I believe, Mr. Rambler, that it has sometimes happened to others, who
have the good or ill fortune to be celebrated for wits, to fall under
the same censures upon the like occasions. I hope therefore that you
will prevent any misrepresentations of such failures, by remarking that
invention is not wholly at the command of its possessor; that the power
of pleasing is very often obstructed by the desire; that all expectation
lessens surprise, yet some surprise is necessary to gaiety; and that
those who desire to partake of the pleasure of wit must contribute to
its production, since the mind stagnates without external ventilation,
and that effervescence of the fancy, which flashes into transport, can
be raised only by the infusion of dissimilar ideas.
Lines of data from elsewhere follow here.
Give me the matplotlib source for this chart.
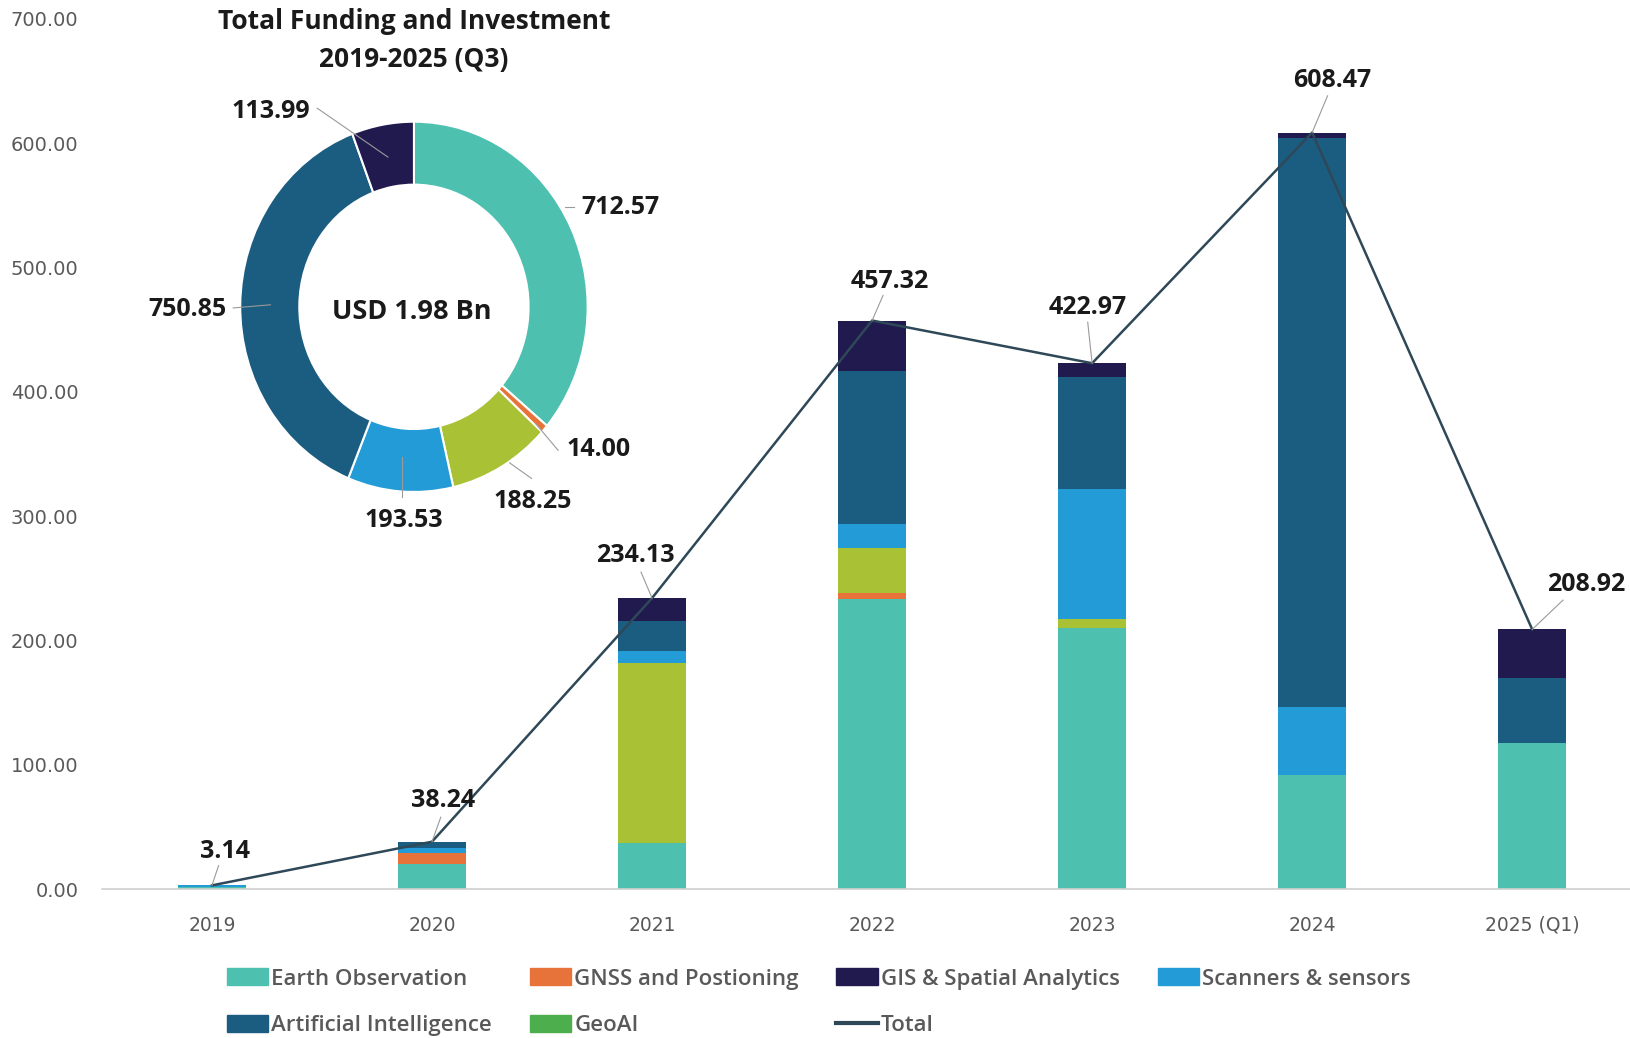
import numpy as np
import matplotlib.pyplot as plt
from matplotlib.patches import Patch
from matplotlib.lines import Line2D

plt.rcParams['font.family'] = ['Open Sans', 'DejaVu Sans']

# funding per segment and year (USD Mn)
years = ["2019", "2020", "2021", "2022", "2023", "2024", "2025 (Q1)"]
earth_obs = [1.64, 20.50, 37.60, 233.30, 210.00, 92.00, 117.53]
gnss = [0.00, 9.00, 0.00, 5.00, 0.00, 0.00, 0.00]
geoai = [0.00, 0.00, 144.60, 36.00, 7.65, 0.00, 0.00]
scanners = [1.50, 4.00, 9.50, 19.20, 104.50, 54.83, 0.00]
ai = [0.00, 4.74, 24.00, 123.00, 90.00, 456.94, 52.17]
gis = [0.00, 0.00, 18.43, 40.82, 10.82, 4.70, 39.22]

names = ["Earth Observation", "GNSS and Postioning", "GeoAI",
         "Scanners & sensors", "Artificial Intelligence", "GIS & Spatial Analytics"]
series = [earth_obs, gnss, geoai, scanners, ai, gis]
colors = ["#4ec0b0", "#e8733a", "#a9c135", "#239bd6", "#1b5d80", "#201a4e"]
geoai_key = "#4cae4c"
line_col = "#2f4858"
grey = "#595959"
dark = "#1a1a1a"

totals = np.round(np.sum(series, axis=0), 2)
seg_totals = np.round(np.sum(series, axis=1), 2)

fig = plt.figure(figsize=(16.31, 10.38), dpi=100)
ax = fig.add_axes([0.0625, 0.14329, 0.9375, 0.83868])

x = np.arange(len(years))
bottom = np.zeros(len(years))
for vals, c in zip(series, colors):
    ax.bar(x, vals, 0.31, bottom=bottom, color=c, linewidth=0, zorder=2)
    bottom += np.array(vals)

ax.plot(x, totals, color=line_col, lw=1.8, zorder=3)

# value labels with leader lines: (text x, text y, line start x, line start y)
lbl_pos = [(0.057, 30.1, 0.03, 19), (1.05, 71.1, 1.04, 58), (1.925, 268.5, 1.95, 255),
           (3.08, 489, 3.05, 477.5), (3.98, 468, 3.98, 456), (5.09, 650.7, 5.07, 638),
           (6.245, 245, 6.14, 232.5)]
for i, (tx, ty, lx, ly) in enumerate(lbl_pos):
    ax.plot([lx, x[i]], [ly, totals[i]], color="#9a9a9a", lw=0.8, zorder=3)
    ax.text(tx, ty, f"{totals[i]:.2f}", ha="center", va="center",
            fontsize=18, fontweight="bold", color=dark, zorder=4)

ax.set_xlim(-0.5, 6.449)
ax.set_ylim(0, 700)
ax.set_yticks(np.arange(0, 701, 100))
ax.set_yticklabels([f"{v:.2f}" for v in np.arange(0, 701, 100)], family="DejaVu Sans")
ax.set_xticks(x)
ax.set_xticklabels(years, family="DejaVu Sans")
ax.tick_params(axis="y", length=0, pad=17, labelsize=14, labelcolor=grey)
ax.tick_params(axis="x", length=0, pad=19, labelsize=13.5, labelcolor=grey)
for s in ["top", "right", "left"]:
    ax.spines[s].set_visible(False)
ax.spines["bottom"].set_color("#d0d0d0")
ax.spines["bottom"].set_linewidth(1.2)

# donut of totals by segment
dax = fig.add_axes([0.2538 - 0.1065, 0.7044 - 0.17835, 0.2130, 0.3567])
dax.pie(seg_totals, colors=colors, startangle=90, counterclock=False, radius=1,
        wedgeprops=dict(width=0.34, edgecolor="white", linewidth=1.5))
dax.set_aspect("auto")
dax.set_xlim(-1, 1)
dax.set_ylim(-1, 1)
dax.axis("off")
dax.text(-0.01, -0.03, "USD 1.98 Bn", ha="center", va="center",
         fontsize=19.5, fontweight="bold", color=dark)

# (text x, text y, line from, line to) in donut coords
don_pos = [(1.19, 0.534, (0.92, 0.54), (0.87, 0.54)),
           (1.06, -0.77, (0.83, -0.775), (0.70, -0.63)),
           (0.683, -1.05, (0.677, -0.927), (0.551, -0.843)),
           (-0.06, -1.152, (-0.066, -1.028), (-0.066, -0.809)),
           (-1.305, -0.017, (-1.04, -0.006), (-0.826, 0.011)),
           (-0.826, 1.056, (-0.557, 1.073), (-0.15, 0.809))]
for v, (tx, ty, p0, p1) in zip(seg_totals, don_pos):
    dax.plot([p0[0], p1[0]], [p0[1], p1[1]], color="#9a9a9a", lw=0.8, clip_on=False)
    dax.text(tx, ty, f"{v:.2f}", ha="center", va="center", fontsize=18,
             fontweight="bold", color=dark, clip_on=False)

fig.text(0.2538, 0.979, "Total Funding and Investment", ha="center", va="center",
         fontsize=19, fontweight="bold", color=dark)
fig.text(0.2538, 0.943, "2019-2025 (Q3)", ha="center", va="center",
         fontsize=19, fontweight="bold", color=dark)

# legend, filled column by column for 4 columns
handles = [Patch(color=colors[0]), Patch(color=colors[4]),
           Patch(color=colors[1]), Patch(color=geoai_key),
           Patch(color=colors[5]), Line2D([], [], color=line_col, lw=3),
           Patch(color=colors[3])]
labels = [names[0], names[4], names[1], "GeoAI", names[5], "Total", names[3]]
fig.legend(handles, labels, ncol=4, loc="upper left", bbox_to_anchor=(0.139, 0.067),
           frameon=False, handlelength=1.85, handleheight=0.8,
           handletextpad=0.15, columnspacing=1.7, labelspacing=1.15,
           borderpad=0, borderaxespad=0, labelcolor=grey,
           prop=dict(family=['Open Sans', 'DejaVu Sans'], weight="semibold", size=16))

fig.savefig("out.png", dpi=100)
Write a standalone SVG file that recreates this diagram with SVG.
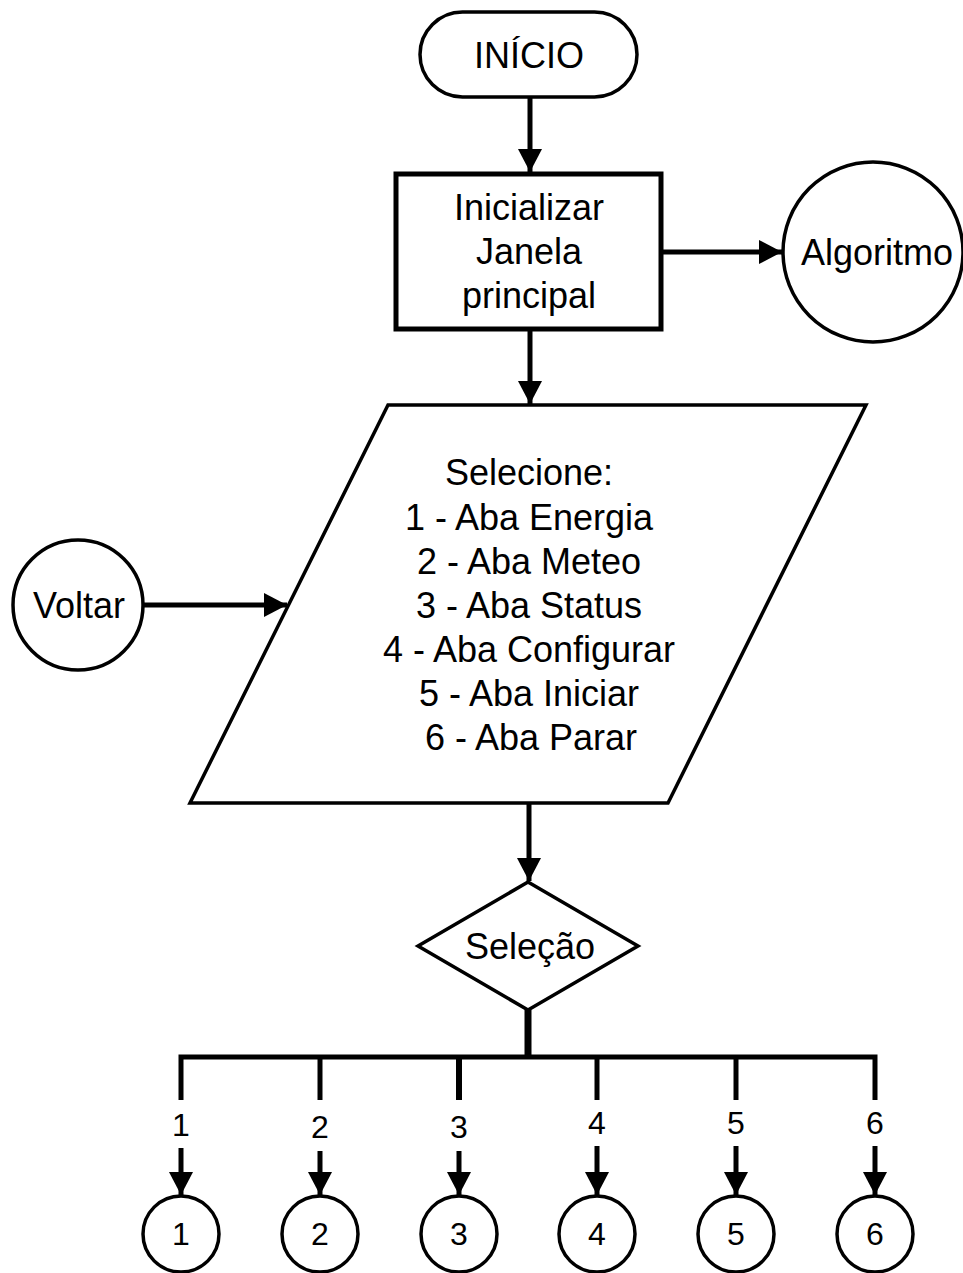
<svg xmlns="http://www.w3.org/2000/svg" width="963" height="1273" viewBox="0 0 963 1273">
  <style>
    .shape { fill: #fff; stroke: #000; stroke-width: 3.5; }
    .box { fill: #fff; stroke: #000; stroke-width: 5; }
    .label { font-family: "Liberation Sans", Arial, sans-serif; font-size: 36px; fill: #000; text-anchor: middle; dominant-baseline: central; }
    .num { font-family: "Liberation Sans", Arial, sans-serif; font-size: 32px; fill: #000; text-anchor: middle; dominant-baseline: central; }
    .wire { fill: none; stroke: #000; stroke-width: 5; }
    .arrow { fill: none; stroke: #000; stroke-width: 5; marker-end: url(#head); }
  </style>
  <defs>
    <marker id="head" markerUnits="userSpaceOnUse" markerWidth="24" markerHeight="24" refX="23" refY="12" orient="auto">
      <path d="M0,0 L23,12 L0,24 z" fill="#000"/>
    </marker>
  </defs>

  <rect width="963" height="1273" fill="#fff"/>

  <!-- connectors -->
  <g id="connectors">
    <line class="arrow" x1="530" y1="97" x2="530" y2="172"/>
    <line class="arrow" x1="662" y1="252" x2="782" y2="252"/>
    <line class="arrow" x1="530" y1="331" x2="530" y2="404"/>
    <line class="arrow" x1="143" y1="605" x2="287" y2="605"/>
    <line class="arrow" x1="529" y1="803" x2="529" y2="881"/>
    <line x1="528" y1="1010" x2="528" y2="1059" stroke="#000" stroke-width="7"/>
    <path class="wire" d="M181,1100 V1057 H875 V1100"/>
    <line class="wire" x1="320" y1="1057" x2="320" y2="1100"/>
    <line class="wire" x1="459" y1="1057" x2="459" y2="1100" style="stroke-width:6"/>
    <line class="wire" x1="597" y1="1057" x2="597" y2="1100"/>
    <line class="wire" x1="736" y1="1057" x2="736" y2="1100"/>
    <line class="arrow" x1="181" y1="1148" x2="181" y2="1195"/>
    <line class="arrow" x1="320" y1="1151" x2="320" y2="1195"/>
    <line class="arrow" x1="459" y1="1151" x2="459" y2="1195"/>
    <line class="arrow" x1="597" y1="1146" x2="597" y2="1195"/>
    <line class="arrow" x1="736" y1="1146" x2="736" y2="1195"/>
    <line class="arrow" x1="875" y1="1146" x2="875" y2="1195"/>
    <text class="num" x="181" y="1125">1</text>
    <text class="num" x="320" y="1127">2</text>
    <text class="num" x="459" y="1127">3</text>
    <text class="num" x="597" y="1123">4</text>
    <text class="num" x="736" y="1123">5</text>
    <text class="num" x="875" y="1123">6</text>
  </g>

  <g id="inicio">
    <rect class="shape" x="420" y="12" width="217" height="85" rx="42.5" ry="42.5"/>
    <text class="label" x="529" y="55">INÍCIO</text>
  </g>

  <g id="inicializar">
    <rect class="box" x="396" y="174" width="265" height="155"/>
    <text class="label" x="529" y="207">Inicializar</text>
    <text class="label" x="529" y="251">Janela</text>
    <text class="label" x="529" y="295">principal</text>
  </g>

  <g id="algoritmo">
    <circle class="shape" cx="873" cy="252" r="90"/>
    <text class="label" x="877" y="252">Algoritmo</text>
  </g>

  <g id="voltar">
    <circle class="shape" cx="78" cy="605" r="65"/>
    <text class="label" x="79" y="605">Voltar</text>
  </g>

  <g id="selecione">
    <polygon class="shape" points="388,405 866,405 668,803 190,803"/>
    <text class="label" x="529" y="472">Selecione:</text>
    <text class="label" x="529" y="517">1 - Aba Energia</text>
    <text class="label" x="529" y="561">2 - Aba Meteo</text>
    <text class="label" x="529" y="605">3 - Aba Status</text>
    <text class="label" x="529" y="649">4 - Aba Configurar</text>
    <text class="label" x="529" y="693">5 - Aba Iniciar</text>
    <text class="label" x="531" y="737">6 - Aba Parar</text>
  </g>

  <g id="selecao">
    <polygon class="shape" points="528,882 638,946 528,1010 418,946"/>
    <text class="label" x="530" y="946">Seleção</text>
  </g>

  <g id="opcao-1">
    <circle class="shape" cx="181" cy="1234" r="38"/>
    <text class="num" x="181" y="1234">1</text>
  </g>
  <g id="opcao-2">
    <circle class="shape" cx="320" cy="1234" r="38"/>
    <text class="num" x="320" y="1234">2</text>
  </g>
  <g id="opcao-3">
    <circle class="shape" cx="459" cy="1234" r="38"/>
    <text class="num" x="459" y="1234">3</text>
  </g>
  <g id="opcao-4">
    <circle class="shape" cx="597" cy="1234" r="38"/>
    <text class="num" x="597" y="1234">4</text>
  </g>
  <g id="opcao-5">
    <circle class="shape" cx="736" cy="1234" r="38"/>
    <text class="num" x="736" y="1234">5</text>
  </g>
  <g id="opcao-6">
    <circle class="shape" cx="875" cy="1234" r="38"/>
    <text class="num" x="875" y="1234">6</text>
  </g>
</svg>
No. 102. SATURDAY, MARCH 9, 1751.
_Ipsa quoque assiduo labuntur tempora motu,_
_Non secus ac flumen. Neque enim consistere flumen,_
_Nec levis hora potest: sed ut unda impellitur unda,_
_Urgeturque prior veniente, urgetque priorem,_
_Tempora sic fugiunt pariter, pariterque sequuntur. _
OVID, Met. xv. 179.
With constant motion as the moments glide.
Behold in running life the rolling tide!
For none can stem by art, or stop by pow'r,
The flowing ocean, or the fleeting hour:
But wave by wave pursued arrives on shore,
And each impell'd behind impels before:
So time on time revolving we descry;
So minutes follow, and so minutes fly.
ELPHINSTON.
"Life," says Seneca, "is a voyage, in the progress of which we are
perpetually changing our scenes: we first leave childhood behind us,
then youth, then the years of ripened manhood, then the better and more
pleasing part of old age. " The perusal of this passage having incited in
me a train of reflections on the state of man, the incessant fluctuation
of his wishes, the gradual change of his disposition to all external
objects, and the thoughtlessness with which he floats along the stream of
time, I sunk into a slumber amidst my meditations, and on a sudden, found
my ears filled with the tumult of labour, the shouts of alacrity, the
shrieks of alarm, the whistle of winds, and the dash of waters.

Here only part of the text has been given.